Thabo Sefolosha knows far too well about police brutality against black people.
Because, in 2015, it happened to him, when he suffered injuries by New York City police and was wrongly arrested.
Sefolosha, 36, is a 14-year NBA veteran from Switzerland who spent this season playing for the Houston Rockets before the Covid-19 pandemic put the season on hold. On Wednesday in Atlanta, he told CNN that he could see himself in George Floyd, who was killed while in police custody in Minneapolis.
"I think every black man in America, in my opinion, from the 14 years I've lived here, can feel that way," Sefolosha said. "It's that ultimate bullying. ... I think it's just an abuse of power that you've seen in preschool, middle school bullying, and it's at such a high level that the people have to be fed up and something has to be done about it."

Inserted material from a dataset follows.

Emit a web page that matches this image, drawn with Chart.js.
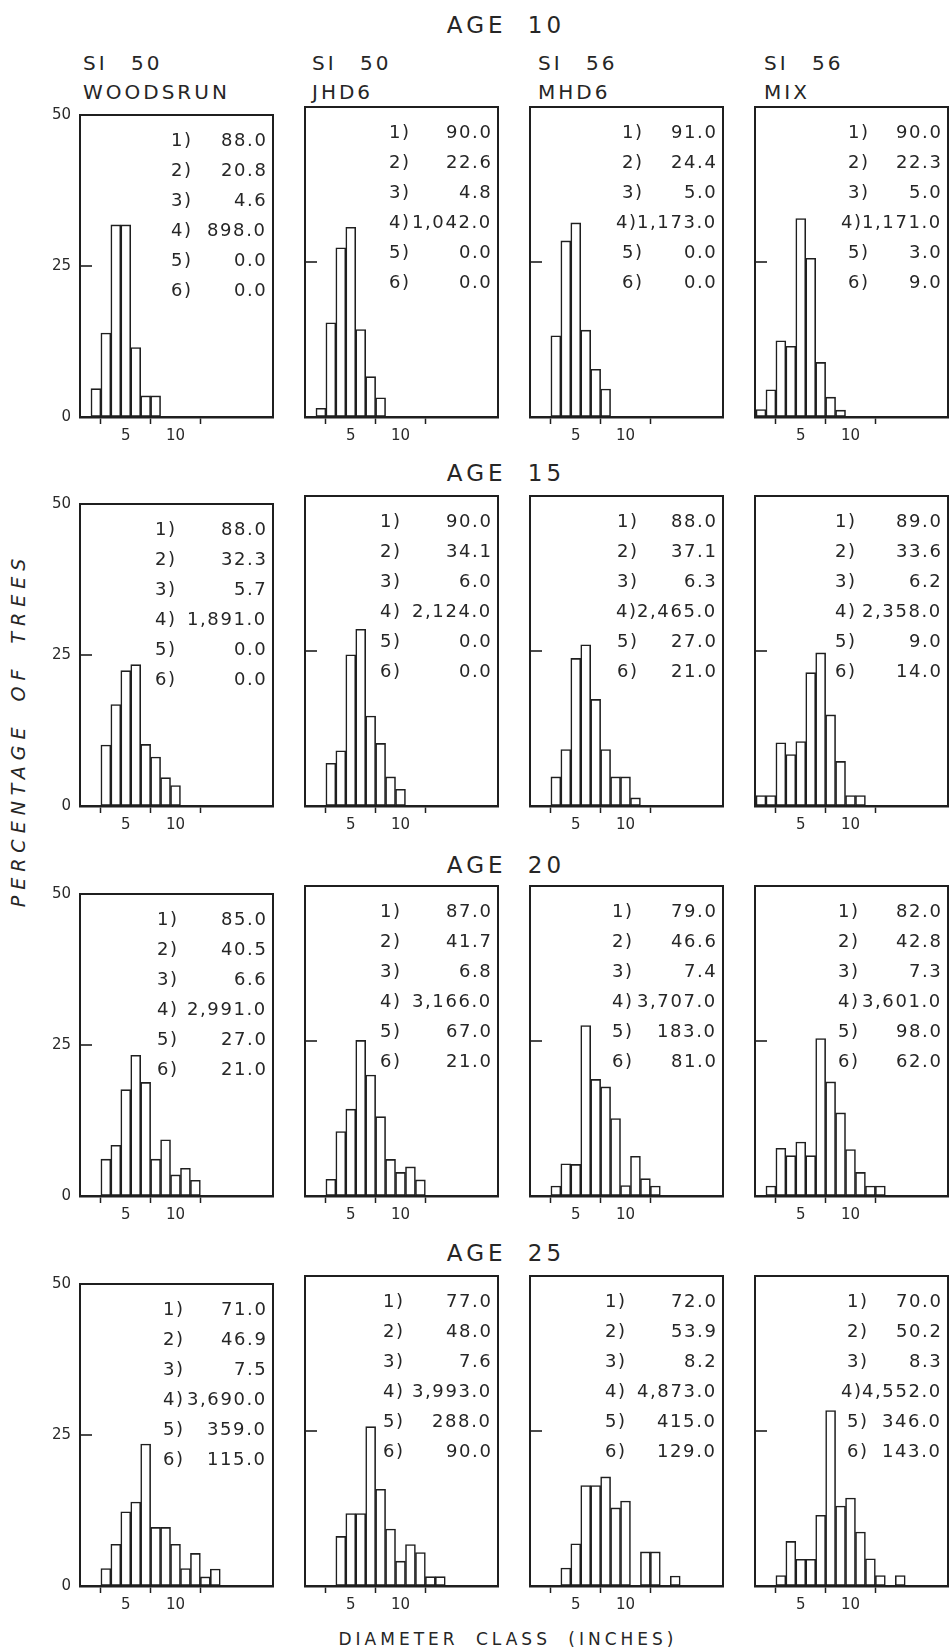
<!DOCTYPE html>
<html>
<head>
<meta charset="utf-8">
<script src="https://cdn.jsdelivr.net/npm/chart.js@4"></script>
<style>
  body { margin: 0; background: #fff; width: 950px; height: 1649px; position: relative; overflow: hidden;
         font-family: "DejaVu Sans", sans-serif; color: #262626; }
  canvas { position: absolute; }
  .t { position: absolute; white-space: nowrap; line-height: 1; }
  .age { font-size: 23px; letter-spacing: 4px; word-spacing: 10px; transform: translate(-50%, -50%); }
  .hdr { font-size: 20px; letter-spacing: 3px; word-spacing: 14px; transform: translateY(-50%); }
  .st { font-size: 18px; letter-spacing: 1.6px; transform: translateY(-50%); }
</style>
</head>
<body>
<script>
// ---- data ----
const ageTitles = ["AGE 10", "AGE 15", "AGE 20", "AGE 25"];
const siteIndex = ["SI 50", "SI 50", "SI 56", "SI 56"];
const sources = ["WOODSRUN", "JHD6", "MHD6", "MIX"];
const xTickValues = [5, 10];
const xTickLabels = ["5", "10"];
const yTickValues = [0, 25, 50];
const statLabels = ["1)", "2)", "3)", "4)", "5)", "6)"];

// first diameter class (inches) of each panel, per age row: WOODSRUN, JHD6, MHD6, MIX
const firstClassAge10 = [2, 2, 3, 1];
const firstClassAge15 = [3, 3, 3, 1];
const firstClassAge20 = [3, 3, 3, 2];
const firstClassAge25 = [3, 4, 4, 3];

// percentage of trees in consecutive 1-inch classes (0 = empty class)
const pctAge10 = [
  [4.7, 13.9, 31.8, 31.8, 11.5, 3.5, 3.5],
  [1.4, 15.2, 27.3, 30.6, 14.1, 6.5, 3.1],
  [13.1, 28.4, 31.3, 14.0, 7.7, 4.5],
  [1.2, 4.4, 12.3, 11.4, 32.0, 25.6, 8.8, 3.2, 1.1]
];
const pctAge15 = [
  [10.1, 16.8, 22.4, 23.4, 10.2, 8.1, 4.7, 3.4],
  [6.9, 8.9, 24.4, 28.5, 14.5, 10.1, 4.7, 2.7],
  [4.7, 9.1, 23.8, 26.0, 17.2, 9.1, 4.7, 4.7, 1.3],
  [1.7, 1.7, 10.2, 8.3, 10.4, 21.5, 24.7, 14.7, 7.2, 1.7, 1.7]
];
const pctAge20 = [
  [6.1, 8.4, 17.6, 23.3, 18.8, 6.1, 9.3, 3.5, 4.6, 2.6],
  [2.7, 10.4, 14.0, 25.1, 19.5, 12.8, 5.9, 3.8, 4.7, 2.6],
  [1.6, 5.2, 5.1, 27.5, 18.8, 17.6, 12.5, 1.7, 6.4, 2.8, 1.6],
  [1.6, 7.7, 6.5, 8.7, 6.5, 25.4, 18.4, 13.4, 7.5, 3.8, 1.6, 1.6]
];
const pctAge25 = [
  [2.9, 6.9, 12.3, 13.9, 23.5, 9.7, 9.7, 6.9, 2.9, 5.4, 1.5, 2.8],
  [8.0, 11.7, 11.7, 25.7, 15.6, 9.2, 4.0, 6.7, 5.4, 1.5, 1.5],
  [2.9, 6.8, 16.2, 16.2, 17.6, 12.6, 13.7, 0, 5.5, 5.5, 0, 1.6],
  [1.7, 7.2, 4.3, 4.3, 11.4, 28.3, 12.9, 14.2, 8.7, 4.4, 1.7, 0, 1.7]
];

// statistics 1)-6) printed in each panel
const statsAge10 = [
  ["88.0", "20.8", "4.6", "898.0", "0.0", "0.0"],
  ["90.0", "22.6", "4.8", "1,042.0", "0.0", "0.0"],
  ["91.0", "24.4", "5.0", "1,173.0", "0.0", "0.0"],
  ["90.0", "22.3", "5.0", "1,171.0", "3.0", "9.0"]
];
const statsAge15 = [
  ["88.0", "32.3", "5.7", "1,891.0", "0.0", "0.0"],
  ["90.0", "34.1", "6.0", "2,124.0", "0.0", "0.0"],
  ["88.0", "37.1", "6.3", "2,465.0", "27.0", "21.0"],
  ["89.0", "33.6", "6.2", "2,358.0", "9.0", "14.0"]
];
const statsAge20 = [
  ["85.0", "40.5", "6.6", "2,991.0", "27.0", "21.0"],
  ["87.0", "41.7", "6.8", "3,166.0", "67.0", "21.0"],
  ["79.0", "46.6", "7.4", "3,707.0", "183.0", "81.0"],
  ["82.0", "42.8", "7.3", "3,601.0", "98.0", "62.0"]
];
const statsAge25 = [
  ["71.0", "46.9", "7.5", "3,690.0", "359.0", "115.0"],
  ["77.0", "48.0", "7.6", "3,993.0", "288.0", "90.0"],
  ["72.0", "53.9", "8.2", "4,873.0", "415.0", "129.0"],
  ["70.0", "50.2", "8.3", "4,552.0", "346.0", "143.0"]
];

// ---- layout ----
const INK = "#1f1f1f";
const COL_X = [80, 305, 530, 755];
const ROW_Y = [107, 496, 886, 1276];
const PANEL_W = 193, PANEL_H = 310;
const PAD_L = 36, PAD_T = 10, PAD_R = 6, PAD_B = 36;
const HDR_X = [83, 312, 538, 764];
const AGE_Y = [25, 473, 865, 1253];
// where the "1)".."6)" column starts, measured from the panel's left edge
const LABEL_DX = [[91, 84, 92, 93], [75, 75, 87, 80], [77, 75, 82, 83], [83, 78, 75, 92]];

const rows = [
  { first: firstClassAge10, pct: pctAge10, stats: statsAge10 },
  { first: firstClassAge15, pct: pctAge15, stats: statsAge15 },
  { first: firstClassAge20, pct: pctAge20, stats: statsAge20 },
  { first: firstClassAge25, pct: pctAge25, stats: statsAge25 }
];

function addText(cls, txt, x, y) {
  const d = document.createElement("div");
  d.className = "t " + cls;
  d.textContent = txt;
  d.style.left = x + "px";
  d.style.top = y + "px";
  document.body.appendChild(d);
  return d;
}

// frame (top/right edges) and the inward 25% tick
const frame = {
  id: "frame",
  afterDatasetsDraw(chart) {
    const { ctx, chartArea: a } = chart;
    const y25 = chart.scales.y.getPixelForValue(25);
    ctx.save();
    ctx.strokeStyle = INK;
    ctx.lineWidth = 2;
    ctx.beginPath();
    ctx.moveTo(a.left, a.top);
    ctx.lineTo(a.right, a.top);
    ctx.lineTo(a.right, a.bottom);
    ctx.stroke();
    ctx.lineWidth = 1.6;
    ctx.beginPath();
    ctx.moveTo(a.left, y25);
    ctx.lineTo(a.left + 12, y25);
    ctx.stroke();
    ctx.restore();
  }
};

function makePanel(r, c) {
  const row = rows[r];
  const pts = [];
  row.pct[c].forEach((v, i) => { if (v > 0) pts.push({ x: row.first[c] + i, y: v }); });

  const cv = document.createElement("canvas");
  cv.width = PANEL_W + PAD_L + PAD_R;
  cv.height = PANEL_H + PAD_T + PAD_B;
  const ox = COL_X[c] - PAD_L, oy = ROW_Y[r] - PAD_T;
  cv.style.left = ox + "px";
  cv.style.top = oy + "px";
  document.body.appendChild(cv);

  const chart = new Chart(cv, {
    type: "bar",
    data: {
      datasets: [{
        data: pts,
        backgroundColor: "#ffffff",
        borderColor: INK,
        borderWidth: 1.6,
        borderSkipped: false,
        barPercentage: 1,
        categoryPercentage: 1
      }]
    },
    options: {
      responsive: false,
      animation: false,
      events: [],
      layout: { padding: { left: 0, top: PAD_T, right: PAD_R, bottom: 0 } },
      plugins: { legend: { display: false }, tooltip: { enabled: false } },
      scales: {
        x: {
          type: "linear", min: 0.4, max: 19.8, offset: false,
          afterBuildTicks: s => { s.ticks = xTickValues.map(v => ({ value: v })); },
          afterFit: s => { s.height = PAD_B; },
          ticks: {
            autoSkip: false, maxRotation: 0, padding: 3, color: "#2a2a2a",
            font: { family: "DejaVu Sans", size: 15 },
            callback: v => xTickLabels[xTickValues.indexOf(v)]
          },
          grid: { drawOnChartArea: false, drawTicks: true, tickLength: 7, tickColor: INK, tickWidth: 1.5 },
          border: { display: true, color: INK, width: 2.5 }
        },
        y: {
          min: 0, max: 50,
          afterBuildTicks: s => { s.ticks = yTickValues.map(v => ({ value: v })); },
          afterFit: s => { s.width = PAD_L; },
          ticks: {
            display: c === 0, padding: 9, color: "#2a2a2a",
            font: { family: "DejaVu Sans", size: 15 }
          },
          grid: { drawOnChartArea: false, drawTicks: false },
          border: { display: true, color: INK, width: 2 }
        }
      }
    },
    plugins: [frame]
  });

  // statistics block inside the panel: labels in a column, values right-aligned
  const a = chart.chartArea;
  const right = ox + a.right - 6;
  row.stats[c].forEach((val, i) => {
    const y = oy + a.top + 25 + i * 30;
    const v = addText("st", val, 0, y);
    v.style.left = (right - v.offsetWidth) + "px";
    const l = addText("st", statLabels[i], 0, y);
    const lx = Math.min(ox + a.left + LABEL_DX[r][c], right - v.offsetWidth - l.offsetWidth + 1);
    l.style.left = lx + "px";
  });
}

// titles
ageTitles.forEach((t, r) => addText("age", t, 506, AGE_Y[r]));
sources.forEach((s, c) => {
  addText("hdr", siteIndex[c], HDR_X[c], 63);
  addText("hdr", s, HDR_X[c], 92);
});

for (let r = 0; r < 4; r++) for (let c = 0; c < 4; c++) makePanel(r, c);

// axis titles
const yt = addText("", "PERCENTAGE OF TREES", 18, 730);
yt.style.cssText += "font-size:19px;font-style:italic;letter-spacing:6px;word-spacing:8px;transform:translate(-50%,-50%) rotate(-90deg);";
const xt = addText("", "DIAMETER CLASS (INCHES)", 508, 1639);
xt.style.cssText += "font-size:17px;letter-spacing:4px;word-spacing:8px;transform:translate(-50%,-50%);";
</script>
</body>
</html>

In the early hours of April 8, 2015, Sefolosha, then with the Atlanta Hawks, and then-teammate, center Pero Antic, from Macedonia, were arrested near the scene of the stabbing of then-Indiana Pacers forward Chris Copeland and two women outside a New York nightclub.
Police said Sefolosha and Antic were not involved in the stabbing incident, but they were charged with misdemeanors, including disorderly conduct and obstructing governmental administration.

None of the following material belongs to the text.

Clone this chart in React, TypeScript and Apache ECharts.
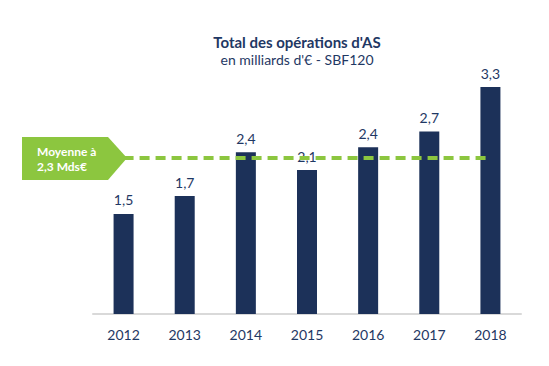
import React, { useEffect, useRef } from "react";
import * as echarts from "echarts";

const categories = ["2012", "2013", "2014", "2015", "2016", "2017", "2018"];
const values = [1.46, 1.72, 2.36, 2.1, 2.43, 2.66, 3.31];
const average = 2.28;
const titleText = "Total des opérations d'AS";
const subtitleText = "en milliards d'€ - SBF120";
const avgLabel = "Moyenne à\n2,3 Mds€";

const NAVY = "#1c3159";
const TEXT = "#1f3864";
const GREEN = "#8cc63f";

export default function App() {
  const ref = useRef<HTMLDivElement>(null);
  useEffect(() => {
    document.body.style.margin = "0";
    if (!ref.current) return;
    const chart = echarts.init(ref.current, null, { renderer: "svg" });
    chart.setOption({
      animation: false,
      backgroundColor: "#ffffff",
      textStyle: { fontFamily: "Lato" },
      title: {
        text: titleText,
        subtext: subtitleText,
        left: 292,
        textAlign: "center",
        top: 29,
        itemGap: 3,
        textStyle: { fontFamily: "Lato", fontSize: 15, fontWeight: "bold", color: TEXT },
        subtextStyle: { fontFamily: "Lato", fontSize: 14, color: TEXT },
      },
      grid: { left: 93, right: 28, top: 74, bottom: 52 },
      xAxis: {
        type: "category",
        data: categories,
        axisLine: { lineStyle: { color: "#d9d9d9", width: 2 } },
        axisTick: { show: false },
        axisLabel: { color: TEXT, fontSize: 14, fontFamily: "Lato", margin: 13 },
      },
      yAxis: {
        type: "value",
        min: 0,
        max: 3.5,
        show: false,
        splitLine: { show: false },
      },
      series: [
        {
          type: "bar",
          data: values,
          barWidth: 20,
          itemStyle: { color: NAVY },
          label: {
            show: true,
            position: "top",
            distance: 7,
            color: TEXT,
            fontSize: 14,
            fontFamily: "Lato",
            formatter: (p: any) => p.value.toFixed(1).replace(".", ","),
          },
          markLine: {
            silent: true,
            symbol: ["none", "none"],
            label: { show: false },
            lineStyle: { color: GREEN, width: 4, type: [10, 6] },
            data: [[{ coord: [0, average] }, { coord: [6, average] }]],
            z: 10,
          },
        },
      ],
      graphic: [
        {
          type: "polygon",
          shape: {
            points: [
              [22, 137],
              [108, 137],
              [127, 158],
              [108, 180],
              [22, 180],
            ],
          },
          style: { fill: GREEN },
          z: 20,
        },
        {
          type: "text",
          x: 37,
          y: 159,
          style: {
            text: avgLabel,
            fill: "#ffffff",
            fontFamily: "Lato",
            fontWeight: "bold",
            fontSize: 12,
            lineHeight: 15,
            verticalAlign: "middle",
            align: "left",
          },
          z: 21,
        },
      ],
    });
    return () => chart.dispose();
  }, []);
  return <div ref={ref} style={{ width: 549, height: 366 }} />;
}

Shortly after the incident, TMZ released video that shows a group of police officers arresting the 6-foot-7 Sefolosha and taking him to the ground. It also shows an officer within that group getting out a baton and extending it near him, but what may have caused the injury is not clear in the video. Sefolosha appears to be limping as officers lead him away.
Sefolosha, who suffered a fractured fibula and ligament damage when he was arrested, said after the incident that police caused his injuries. He was forced to miss the rest of the 2015 regular season and the entire postseason.
A New York jury found Sefolosha not guilty on three misdemeanor charges. The charges against Antic, who is white, were dismissed. Sefolosha later settled a lawsuit against five police officers for $4 million.
"Everything happened so fast that at the moment it was just being myself, really, being respectful, and at the same time defending a position that I had the right to defend," Sefolosha said to CNN. "Everything escalated so quickly that it was hard just to -- looking back, just sitting in a cell and saying, 'OK, I didn't do anything wrong.'"
He later went on to say, "Really, it's bullying at a high level. And that frustrates everybody. I think you see it now just with the protest and the level of anger that people have. I think it's just enough is enough."
As for why things escalated in his case on that overnight in New York, Sefolosha said it was because of "poor training."
"Ego gets in the way, you know, and I think that's one of the main problems when you're a police officer," Sefolosha said. "A lot is asked of you as a public servant, as someone who is here to defend the community. And I think it should be taken with pride and with more humanity, as far as you're doing a job here for the people and understanding that everybody's going through a lot.
"But as an officer, you're the one with the training. You are the one who's here, who is supposed to calm the situation down and realize what's going on in a split second, you know? And too often this is not met."
Sefolosha was asked what went through his mind when he saw the video of Floyd.
"Anger," Sefolosha said. "And a sense of just being totally disconnected. How can a human being do that to somebody else and just sit on his neck for nine minutes? Intentionally in broad daylight killing someone like this. And the anger is extended to the other officers that are just around just watching. Like, what is your purpose in life? Why did you decide to become a police officer? Everything is to be put in question at this point. So I can't really blame people that are in the street just angry.
"I just wish the leadership was a little more streamlined and people know exactly what the message, what they're fighting for and what exactly they want after the protest. We can protest for six years. You protest and then something has got to come at the end of it, you know? But what is the message? What is the exact end goal of all of this?"
As for potentially going back to play basketball?
"The main priority should be justice, should be about fighting for sustainable justice," Sefolosha said. "Can we do that while playing basketball? And I mean, obviously, the athletes are not the only ones that need to step up and do things. So, yeah, I think it would be great to have that outlet in times like this for everybody, for the ones that are on the court and the people watching. I think it'd be great for everybody to have (something) positive in times like this.
"But at the same time, I want myself and all the rest of the athletes with a platform, it's time for action. And I want to really stress that I think it's for all of us to take it upon us to be about action right now."